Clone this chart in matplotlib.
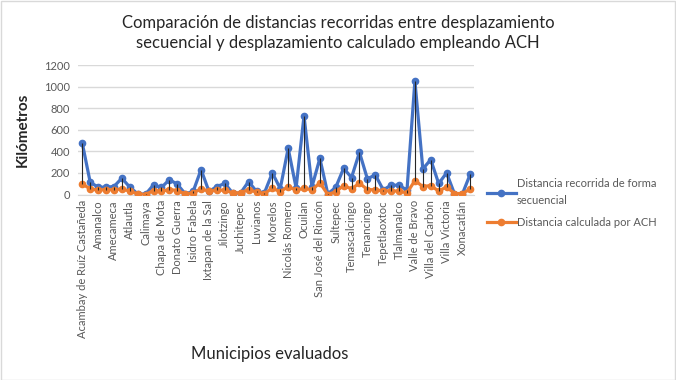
import matplotlib
matplotlib.use("Agg")
import matplotlib.pyplot as plt
import numpy as np

plt.rcParams['font.family'] = ['Lato', 'DejaVu Sans']

# 50 municipios; only every other one carries a tick label
labels = ["Acambay de Ruíz Castañeda", "Amanalco", "Amecameca", "Atlautla",
          "Calimaya", "Chapa de Mota", "Donato Guerra", "Isidro Fabela",
          "Ixtapan de la Sal", "Jilotzingo", "Juchitepec", "Luvianos",
          "Morelos", "Nicolás Romero", "Ocuilan", "San José del Rincón",
          "Sultepec", "Temascalcingo", "Tenancingo", "Tepetlaoxtoc",
          "Tlalmanalco", "Valle de Bravo", "Villa del Carbón",
          "Villa Victoria", "Xonacatlán"]

secuencial = [477, 114, 68, 68, 74, 151, 68, 6, 3, 89,
              65, 138, 95, 6, 28, 231, 28, 74, 102, 12,
              15, 120, 28, 15, 200, 55, 428, 62, 729, 71,
              335, 6, 65, 243, 157, 391, 145, 182, 43, 86,
              86, 40, 1052, 237, 323, 102, 200, 6, 6, 191]

ach = [98, 52, 40, 46, 43, 52, 31, 6, 0, 37,
       31, 46, 37, 6, 15, 52, 31, 40, 40, 15,
       15, 46, 22, 9, 58, 25, 74, 40, 58, 43,
       108, 0, 25, 83, 52, 105, 46, 43, 34, 34,
       31, 15, 129, 74, 83, 31, 71, 9, 9, 52]

BLUE = "#4472C4"
ORANGE = "#ED7D31"
TXT = "#595959"

x = np.arange(len(secuencial))

fig = plt.figure(figsize=(6.76, 3.80), dpi=100)
fig.patches.append(plt.Rectangle((0.001, 0.001), 0.997, 0.997, transform=fig.transFigure,
                                 fill=False, edgecolor="#D9D9D9", lw=1))
ax = fig.add_axes([78.3 / 676, 1 - 194.5 / 380, 396 / 676, 129.5 / 380])

ax.plot(x, secuencial, color=BLUE, lw=2.3, marker="o", ms=4.5, zorder=3,
        label="Distancia recorrida de forma\nsecuencial")
ax.plot(x, ach, color=ORANGE, lw=2.3, marker="o", ms=4.5, zorder=3,
        label="Distancia calculada por ACH")
# high-low lines between the two series
ax.vlines(x, ach, secuencial, color="#262626", lw=0.8, zorder=4)

ax.set_xlim(-0.5, len(x) - 0.5)
ax.set_ylim(0, 1200)
ax.set_yticks(range(0, 1201, 200))
ax.set_xticks(x[::2])
ax.set_xticklabels(labels, rotation=90, fontsize=8, color=TXT)
ax.tick_params(axis="y", labelsize=8, labelcolor=TXT, length=0, pad=6)
ax.tick_params(axis="x", length=0, pad=4)
ax.grid(axis="y", color="#D9D9D9", lw=1)
ax.set_axisbelow(True)
for s in ["top", "right", "left"]:
    ax.spines[s].set_visible(False)
ax.spines["bottom"].set_color("#D9D9D9")

ax.set_ylabel("Kilómetros", fontsize=11, fontweight="bold", color="#262626", labelpad=10)
fig.text(270 / 676, 1 - 354 / 380, "Municipios evaluados", fontsize=12,
         color="#262626", ha="center", va="center")
fig.text(338 / 676, 1 - 33 / 380,
         "Comparación de distancias recorridas entre desplazamiento\n"
         "secuencial y desplazamiento calculado empleando ACH",
         fontsize=12, color="#262626", ha="center", va="center", linespacing=1.35)

leg = fig.legend(loc="center left", bbox_to_anchor=(477 / 676, 1 - 203 / 380),
                 frameon=False, fontsize=8, handlelength=2.6, handletextpad=0.1,
                 labelspacing=1.0)
for t in leg.get_texts():
    t.set_color(TXT)
    t.set_linespacing(1.6)

fig.savefig("out.png", dpi=100)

○ ○ ○ ○ ○

Task to complete — Provide the number of lines in the data above that contain the string "matplotlib", and nothing else.

Solution — 4